I might here mention in passing that a small sixpenny tin of peas will be found very useful in ornamenting a boiled leg of mutton. If you want to make a boiled leg of mutton look really nice, proceed as follows:—Of course you have boiled turnips and carrots with it. Boil the turnips whole, and when they are tender take them out of the water and cut each turnip in half and scoop out the centre, so as to make it like a cup. Now take the outside part of the carrot, which is a brighter red than the inside part, and chop it up into small pieces. Place the leg of mutton in the centre of the dish, and pour over it either some of the water in which it is boiled or some thick caper sauce. Now fill up these cups made out of the scooped turnips cut in half with a tablespoonful of green peas and a tablespoonful of chopped-up carrot alternately. It is a very simple garnish, and gives but little trouble; but what a difference it makes in the appearance!

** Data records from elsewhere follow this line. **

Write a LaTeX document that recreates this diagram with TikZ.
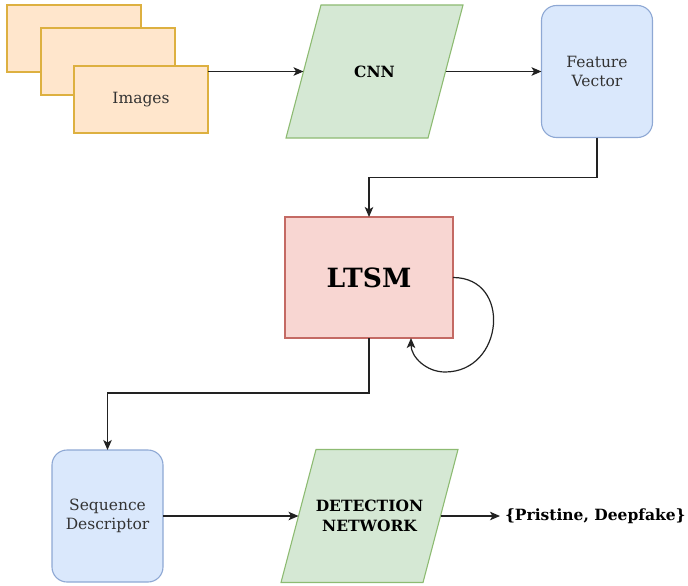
\documentclass[tikz,border=0pt]{standalone}
\usepackage{fontspec}
\setmainfont{DejaVu Serif}
\usetikzlibrary{arrows.meta,backgrounds}
\definecolor{orfill}{HTML}{FFE6CC}
\definecolor{ordraw}{HTML}{DDB040}
\definecolor{grfill}{HTML}{D5E8D4}
\definecolor{grdraw}{HTML}{8DBB72}
\definecolor{blfill}{HTML}{DAE8FC}
\definecolor{bldraw}{HTML}{8EA8D4}
\definecolor{rdfill}{HTML}{F8D6D2}
\definecolor{rddraw}{HTML}{C46A64}
\definecolor{txt}{HTML}{333333}
\definecolor{ln}{HTML}{222222}
\begin{document}
\begin{tikzpicture}[x=1pt,y=-1pt,
  imgbox/.style={draw=ordraw,fill=orfill,line width=1.3pt,minimum width=134pt,minimum height=67pt,inner sep=0pt,outer sep=0pt,text=txt,font=\fontsize{15.5}{18}\selectfont},
  paratext/.style={minimum width=142pt,minimum height=133pt,inner sep=0pt,outer sep=0pt,align=center,text=black,font=\bfseries\fontsize{15.5}{20}\selectfont},
  parashape/.style={draw=grdraw,fill=grfill,line width=1.1pt,line join=miter},
  rbox/.style={draw=bldraw,fill=blfill,line width=1.1pt,rounded corners=15pt,minimum width=111pt,minimum height=132pt,inner sep=0pt,outer sep=0pt,align=center,text=txt,font=\fontsize{15.5}{18.5}\selectfont},
  lbox/.style={draw=rddraw,fill=rdfill,line width=1.1pt,minimum width=168pt,minimum height=121pt,inner sep=0pt,outer sep=0pt,text=black,font=\bfseries\fontsize{26.5}{30}\selectfont},
  conn/.style={draw=ln,line width=1.2pt,-{Stealth[length=10pt,width=8.5pt,inset=2.5pt]}}]
\useasboundingbox (0,0) rectangle (688,586);
\node[imgbox] (img1) at (74,38.5) {};
\node[imgbox] (img2) at (108,61.5) {};
\node[imgbox] (img3) at (141,99.5) {Images};
\node[paratext] (cnn) at (374.5,71.5) {CNN};
\node[rbox] (fv) at (597,71.5) {Feature\\Vector};
\node[lbox] (ltsm) at (369,277.5) {LTSM};
\node[rbox] (sd) at (107.5,516) {Sequence\\Descriptor};
\node[paratext] (det) at (369.5,516) {DETECTION\\NETWORK};
\node[anchor=west,inner ysep=0pt,inner xsep=5pt,outer sep=0pt,font=\bfseries\fontsize{15.5}{18}\selectfont,text=black] (out) at (500,516) {\{Pristine, Deepfake\}};
\begin{scope}[on background layer]
\foreach \p in {cnn,det}{
  \draw[parashape] ([xshift=17.5pt]\p.north west) -- ([xshift=17.5pt]\p.north east)
    -- ([xshift=-17.5pt]\p.south east) -- ([xshift=-17.5pt]\p.south west) -- cycle;
}
\end{scope}
\coordinate (loopb) at (445,372);
\draw[conn] (img3.north east |- cnn.west) -- (cnn.west);
\draw[conn] (cnn.east) -- (fv.west);
\draw[conn] (fv.south) -- ++(0,40) -| (ltsm.north);
\draw[conn] (ltsm.east) to[out=0,in=0,looseness=1.6] (loopb) to[out=180,in=-90] ([xshift=42pt]ltsm.south);
\draw[conn] (ltsm.south) -- ++(0,55) -| (sd.north);
\draw[conn] (sd.east) -- (det.west);
\draw[conn] (det.east) -- (out.west);
\end{tikzpicture}
\end{document}
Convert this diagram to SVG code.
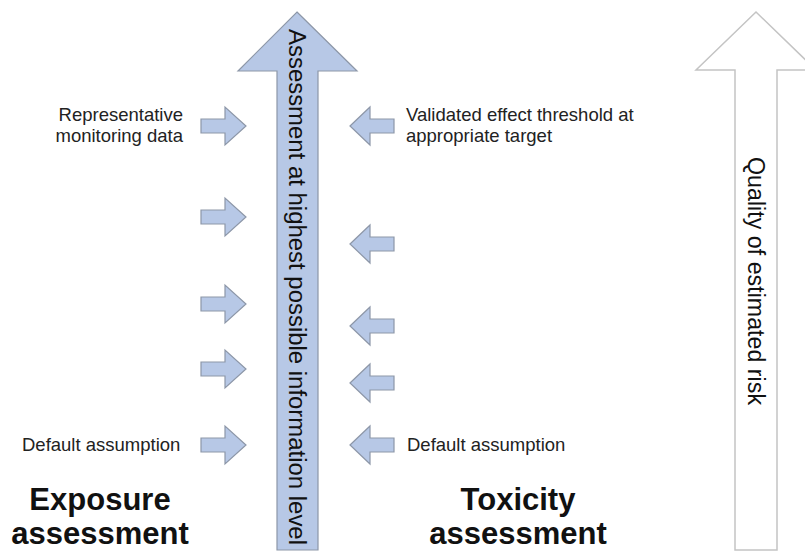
<svg xmlns="http://www.w3.org/2000/svg" width="805" height="551" viewBox="0 0 805 551">
<defs>
<style>
.bl{fill:#b7c8e6;stroke:#8d97a8;stroke-width:1.2;stroke-linejoin:miter}
.wh{fill:#ffffff;stroke:#c4c4c4;stroke-width:1.5}
.t{font-family:"Liberation Sans",Arial,sans-serif;font-size:18.5px;fill:#222}
.h{font-family:"Liberation Sans",Arial,sans-serif;font-size:31px;font-weight:bold;fill:#111;text-anchor:middle}
.v{font-family:"Liberation Sans",Arial,sans-serif;font-size:23px;fill:#111}
</style>
<path id="ra" d="M0,-7 H24 V-19 L45,0 L24,19 V7 H0 Z"/>
<path id="la" d="M0,0 L20,-19 V-7 H44 V7 H20 V19 Z"/>
</defs>
<rect width="805" height="551" fill="#fff"/>
<g id="main-arrow">
<path class="bl" d="M297,12 L357,71 H318 V550 H277 V71 H238 Z"/>
<text class="v" transform="translate(289,29) rotate(90)" textLength="516" lengthAdjust="spacingAndGlyphs">Assessment at highest possible information level</text>
</g>
<g id="quality-arrow">
<path class="wh" d="M756,12 L816,70 H777 V550 H735 V70 H696 Z"/>
<text class="v" transform="translate(748,157) rotate(90)" textLength="248" lengthAdjust="spacingAndGlyphs">Quality of estimated risk</text>
</g>
<g id="exposure-arrows">
<use href="#ra" class="bl" x="201" y="126"/>
<use href="#ra" class="bl" x="201" y="217"/>
<use href="#ra" class="bl" x="201" y="304"/>
<use href="#ra" class="bl" x="201" y="369"/>
<use href="#ra" class="bl" x="201" y="445"/>
</g>
<g id="toxicity-arrows">
<use href="#la" class="bl" x="350" y="126"/>
<use href="#la" class="bl" x="350" y="244"/>
<use href="#la" class="bl" x="350" y="326"/>
<use href="#la" class="bl" x="350" y="383"/>
<use href="#la" class="bl" x="350" y="445"/>
</g>
<g id="labels">
<text class="t" x="183" y="121" text-anchor="end">Representative</text>
<text class="t" x="183" y="142" text-anchor="end">monitoring data</text>
<text class="t" x="406" y="121">Validated effect threshold at</text>
<text class="t" x="406" y="142">appropriate target</text>
<text class="t" x="22" y="451">Default assumption</text>
<text class="t" x="407" y="451">Default assumption</text>
<text class="h" x="100" y="510">Exposure</text>
<text class="h" x="100" y="544">assessment</text>
<text class="h" x="518" y="510">Toxicity</text>
<text class="h" x="518" y="544">assessment</text>
</g>
</svg>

We will next take French beans, or, as they are properly called, haricots verts. I think these deserve to be served in a course by themselves, even more than peas. If they are served with a joint they must simply be made hot in a tin, then drained and allowed to dry, and handed round just as they are. French beans go best with a haunch of venison or roast mutton. If, however, you serve the beans as a course by themselves, you must, after making them hot and draining off the liquid, add a couple of tablespoonfuls of good white sauce, that is béchamel sauce, or if you have none, add to a tin of beans about enough fresh butter to fill a dessertspoon; add also about a saltspoonful of finely chopped fresh parsley, a little pepper and salt, and about a teaspoonful or rather more of lemon-juice, as well as a little powdered sugar. The beans should be tossed lightly together until the butter is dissolved, and then served.